In ganz Deutschland mussten Städte und Gemeinden nach dem Zensus 2011 einen Rückgang ihrer Einwohnerzahlen hinnehmen. In Flensburg war das jedoch besonders extrem. Bundesweit sank die offizielle Einwohnerzahl um 1,8 Prozent. In Flensburg waren es 6,8 Prozent. Im Rathaus vermutet man, vereinfacht gesagt, dass unter anderem zahlreiche Hinterhof-Häuser mitsamt ihrer Bewohner nicht mitgezählt wurden.

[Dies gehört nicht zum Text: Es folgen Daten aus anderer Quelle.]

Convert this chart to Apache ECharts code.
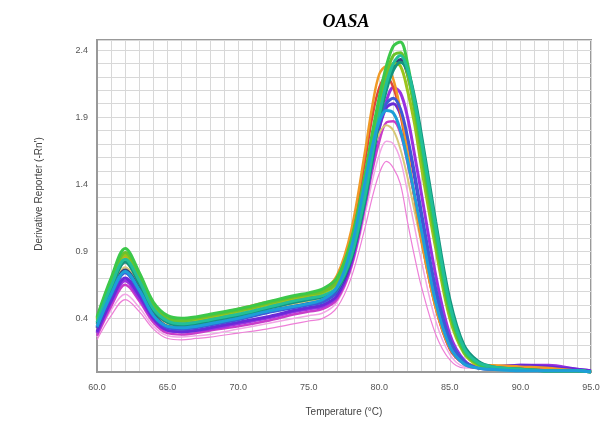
<!DOCTYPE html>
<html>
<head>
<meta charset="utf-8">
<script src="https://cdn.jsdelivr.net/npm/echarts@6/dist/echarts.min.js"></script>
<style>
html,body{margin:0;padding:0;background:#fff;}
#chart{width:610px;height:430px;}
</style>
</head>
<body>
<div id="chart"></div>
<script>
// Temperature points (°C) shared by all curves
const temps = [60, 61, 62, 63, 64, 65, 66, 67, 68, 70, 72, 74, 75, 76, 77, 78, 79, 79.5, 80, 80.5, 81, 81.5, 82, 82.5, 83, 84, 85, 86, 87, 88, 90, 92, 94, 95];

const xTickLabels = ['60.0', '65.0', '70.0', '75.0', '80.0', '85.0', '90.0', '95.0'];
const yTickLabels = ['0.4', '0.9', '1.4', '1.9', '2.4'];

// Derivative reporter values, one array per well
const pinkLow    = [0.24, 0.42, 0.54, 0.45, 0.32, 0.25, 0.24, 0.25, 0.26, 0.29, 0.32, 0.36, 0.38, 0.40, 0.48, 0.70, 1.08, 1.30, 1.48, 1.57, 1.52, 1.40, 1.12, 0.86, 0.63, 0.28, 0.09, 0.03, 0.03, 0.03, 0.04, 0.03, 0.01, 0.00];
const pinkLight  = [0.26, 0.46, 0.58, 0.48, 0.34, 0.27, 0.26, 0.27, 0.28, 0.32, 0.36, 0.40, 0.42, 0.44, 0.52, 0.76, 1.18, 1.42, 1.62, 1.72, 1.70, 1.58, 1.34, 1.08, 0.82, 0.38, 0.13, 0.04, 0.03, 0.03, 0.04, 0.03, 0.01, 0.00];
const magenta    = [0.27, 0.49, 0.65, 0.53, 0.37, 0.29, 0.28, 0.29, 0.31, 0.34, 0.38, 0.43, 0.45, 0.47, 0.54, 0.78, 1.24, 1.50, 1.72, 1.86, 1.87, 1.78, 1.56, 1.30, 1.02, 0.50, 0.18, 0.06, 0.03, 0.03, 0.04, 0.03, 0.01, 0.00];
const violet     = [0.29, 0.52, 0.68, 0.55, 0.39, 0.31, 0.30, 0.31, 0.32, 0.36, 0.40, 0.45, 0.47, 0.49, 0.56, 0.80, 1.26, 1.55, 1.82, 2.02, 2.12, 2.08, 1.90, 1.62, 1.32, 0.72, 0.28, 0.09, 0.04, 0.04, 0.05, 0.05, 0.02, 0.01];
const purple     = [0.30, 0.53, 0.70, 0.57, 0.40, 0.31, 0.30, 0.31, 0.33, 0.37, 0.41, 0.46, 0.48, 0.50, 0.57, 0.82, 1.30, 1.58, 1.82, 1.97, 2.00, 1.92, 1.72, 1.45, 1.15, 0.60, 0.23, 0.08, 0.04, 0.04, 0.05, 0.04, 0.02, 0.01];
const khaki      = [0.35, 0.60, 0.78, 0.63, 0.44, 0.35, 0.34, 0.35, 0.37, 0.42, 0.47, 0.51, 0.53, 0.55, 0.63, 0.90, 1.38, 1.62, 1.78, 1.84, 1.80, 1.66, 1.45, 1.20, 0.95, 0.47, 0.17, 0.06, 0.03, 0.02, 0.01, 0.01, 0.01, 0.00];
const red        = [0.36, 0.63, 0.82, 0.66, 0.46, 0.37, 0.36, 0.38, 0.40, 0.45, 0.50, 0.54, 0.56, 0.59, 0.69, 1.00, 1.58, 1.90, 2.12, 2.20, 2.12, 1.92, 1.62, 1.30, 0.98, 0.48, 0.17, 0.06, 0.03, 0.02, 0.02, 0.01, 0.01, 0.00];
const orange     = [0.38, 0.66, 0.86, 0.69, 0.48, 0.39, 0.38, 0.40, 0.42, 0.47, 0.52, 0.56, 0.58, 0.61, 0.72, 1.05, 1.65, 1.98, 2.22, 2.28, 2.18, 1.95, 1.65, 1.30, 0.98, 0.48, 0.18, 0.07, 0.05, 0.05, 0.04, 0.03, 0.01, 0.00];
const navy       = [0.33, 0.58, 0.76, 0.62, 0.43, 0.34, 0.33, 0.34, 0.36, 0.40, 0.45, 0.49, 0.51, 0.53, 0.60, 0.84, 1.30, 1.60, 1.90, 2.12, 2.28, 2.33, 2.22, 1.98, 1.68, 1.04, 0.48, 0.17, 0.06, 0.03, 0.02, 0.01, 0.01, 0.00];
const blue       = [0.33, 0.57, 0.74, 0.60, 0.42, 0.33, 0.32, 0.33, 0.35, 0.39, 0.44, 0.48, 0.50, 0.52, 0.60, 0.86, 1.35, 1.62, 1.86, 2.00, 2.04, 1.96, 1.75, 1.48, 1.18, 0.62, 0.24, 0.08, 0.03, 0.02, 0.02, 0.01, 0.01, 0.00];
const olive      = [0.40, 0.68, 0.87, 0.70, 0.49, 0.40, 0.38, 0.39, 0.41, 0.45, 0.50, 0.55, 0.57, 0.59, 0.66, 0.92, 1.40, 1.70, 1.98, 2.18, 2.30, 2.28, 2.10, 1.85, 1.52, 0.92, 0.40, 0.14, 0.05, 0.03, 0.02, 0.01, 0.01, 0.00];
const green2     = [0.39, 0.67, 0.89, 0.72, 0.50, 0.40, 0.38, 0.40, 0.42, 0.46, 0.51, 0.56, 0.58, 0.60, 0.67, 0.93, 1.42, 1.72, 2.00, 2.22, 2.36, 2.38, 2.22, 1.95, 1.62, 0.98, 0.44, 0.15, 0.06, 0.03, 0.02, 0.01, 0.01, 0.00];
const green1     = [0.41, 0.70, 0.92, 0.74, 0.52, 0.42, 0.40, 0.41, 0.43, 0.47, 0.52, 0.57, 0.59, 0.62, 0.70, 0.98, 1.48, 1.78, 2.05, 2.28, 2.43, 2.46, 2.30, 2.00, 1.68, 1.02, 0.46, 0.16, 0.06, 0.03, 0.02, 0.01, 0.01, 0.00];
const darkTeal   = [0.36, 0.62, 0.82, 0.66, 0.46, 0.37, 0.35, 0.36, 0.38, 0.42, 0.47, 0.52, 0.54, 0.56, 0.62, 0.84, 1.28, 1.58, 1.88, 2.10, 2.25, 2.31, 2.25, 2.05, 1.76, 1.12, 0.54, 0.20, 0.08, 0.04, 0.02, 0.01, 0.01, 0.00];
const teal       = [0.37, 0.64, 0.84, 0.68, 0.47, 0.38, 0.36, 0.37, 0.39, 0.43, 0.48, 0.53, 0.55, 0.57, 0.63, 0.86, 1.32, 1.62, 1.92, 2.15, 2.30, 2.36, 2.26, 2.02, 1.72, 1.08, 0.50, 0.18, 0.07, 0.04, 0.02, 0.01, 0.01, 0.00];
const skyBlue    = [0.34, 0.58, 0.75, 0.61, 0.42, 0.34, 0.33, 0.34, 0.36, 0.40, 0.45, 0.49, 0.51, 0.54, 0.63, 0.92, 1.42, 1.68, 1.87, 1.95, 1.93, 1.80, 1.58, 1.32, 1.05, 0.52, 0.19, 0.06, 0.03, 0.02, 0.01, 0.01, 0.01, 0.00];

const wells = [
  { name: 'pinkLow',   data: pinkLow,   color: '#ee7fd8', width: 1.2 },
  { name: 'pinkLight', data: pinkLight, color: '#f2a6e6', width: 1.5 },
  { name: 'magenta',   data: magenta,   color: '#c93cc9', width: 2.5 },
  { name: 'violet',    data: violet,    color: '#9b30e0', width: 3 },
  { name: 'purple',    data: purple,    color: '#6a2ad8', width: 3 },
  { name: 'khaki',     data: khaki,     color: '#d8c878', width: 2 },
  { name: 'red',       data: red,       color: '#e0443a', width: 2.5 },
  { name: 'orange',    data: orange,    color: '#f09a26', width: 2.5 },
  { name: 'navy',      data: navy,      color: '#34407e', width: 3 },
  { name: 'blue',      data: blue,      color: '#3c5ad6', width: 3 },
  { name: 'olive',     data: olive,     color: '#9cc41c', width: 3 },
  { name: 'green2',    data: green2,    color: '#6cc22c', width: 3 },
  { name: 'green1',    data: green1,    color: '#3cc84a', width: 3 },
  { name: 'darkTeal',  data: darkTeal,  color: '#14937e', width: 3 },
  { name: 'teal',      data: teal,      color: '#22bf98', width: 3 },
  { name: 'skyBlue',   data: skyBlue,   color: '#1d9ed8', width: 3 }
];

const chart = echarts.init(document.getElementById('chart'), null, { renderer: 'canvas' });

const labelFont = { fontFamily: 'Liberation Sans, Arial, sans-serif', fontSize: 9, color: '#555' };

chart.setOption({
  animation: false,
  backgroundColor: '#ffffff',
  title: {
    text: 'OASA',
    left: 341,
    top: 8,
    textAlign: 'center',
    textStyle: { fontFamily: 'Liberation Serif, Times New Roman, serif', fontStyle: 'italic', fontWeight: 'bold', fontSize: 18, color: '#000' }
  },
  grid: { left: 97, right: 19, top: 40, bottom: 58, show: true, borderColor: '#999', borderWidth: 2, backgroundColor: '#fff' },
  xAxis: {
    type: 'value',
    min: 60, max: 95, interval: 1,
    name: 'Temperature (°C)',
    nameLocation: 'middle',
    nameGap: 35,
    nameTextStyle: { fontFamily: 'Liberation Sans, Arial, sans-serif', fontSize: 10, color: '#444' },
    axisLine: { show: true, lineStyle: { color: '#999', width: 2 } },
    axisTick: { show: false },
    axisLabel: Object.assign({ margin: 11, formatter: v => { const s = Number(v).toFixed(1); return xTickLabels.includes(s) ? s : ''; } }, labelFont),
    splitLine: { show: true, lineStyle: { color: '#d8d8d8', width: 1 } }
  },
  yAxis: {
    type: 'value',
    min: 0, max: 2.475, interval: 0.1,
    name: "Derivative Reporter (-Rn')",
    nameLocation: 'middle',
    nameGap: 53,
    nameRotate: 90,
    nameTextStyle: { fontFamily: 'Liberation Sans, Arial, sans-serif', fontSize: 10, color: '#444', padding: [0, 0, 0, 24] },
    axisLine: { show: true, lineStyle: { color: '#999', width: 2 } },
    axisTick: { show: false },
    axisLabel: Object.assign({ margin: 9, showMaxLabel: false, formatter: v => { const s = Number(v).toFixed(1); return (yTickLabels.includes(s) && Math.abs(v - Number(s)) < 1e-6) ? s : ''; } }, labelFont),
    splitLine: { show: true, lineStyle: { color: '#d8d8d8', width: 1 } }
  },
  series: wells.map(w => ({
    name: w.name,
    type: 'line',
    smooth: 0.35,
    showSymbol: false,
    symbol: 'none',
    clip: true,
    lineStyle: { color: w.color, width: w.width },
    data: temps.map((t, i) => [t, w.data[i]])
  }))
});
</script>
</body>
</html>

Dass Flensburg wächst, daran gibt es indes keinen Zweifel. Das besagen auch die Daten aus dem Statistikamt Nord. In den vergangenen Jahren betrug der Zuwachs stets mehr als 1000 Einwohner. Wenn es so weitergeht, wird die Marke von 100.000 Einwohnern also noch im Jahr 2023 erreicht – jedenfalls, wenn man dem Einwohnermeldeamt traut.

100.000 Einwohner zuletzt nach dem Zweiten Weltkrieg

Es wäre nicht das erste Mal, dass Flensburg zur Großstadt wird. Vor fast 80 Jahren geschah das schon einmal. Als 1945 mit dem Ende des Zweiten Weltkriegs viele Flüchtlinge aus den ehemaligen deutschen Ostgebieten über die Ostsee nach Schleswig-Holstein gelangten, stieg Flensburgs Einwohnerzahl sprunghaft von 67.500 auf 101.000. Die Spitze war 1949 mit 105.500 Einwohnern erreicht.

Viele Neubürger aus Pommern und Ostpreußen zogen in den folgenden Jahren wieder fort, unter anderem nach Nordrhein-Westfalen, wo es mehr Arbeit gab. 1952 fiel die Einwohnerzahl wieder unter 100.000. Der Tiefpunkt war im Jahr 2000 mit 84.200 Einwohnern erreicht. Seitdem werden die Flensburgerinnen und Flensburger wieder kontinuierlich mehr. Neue Wohngebiete trugen in den vergangenen Jahren ebenso dazu bei wie zuletzt der Zuzug von Geflüchteten aus Ländern wie Syrien oder der Ukraine.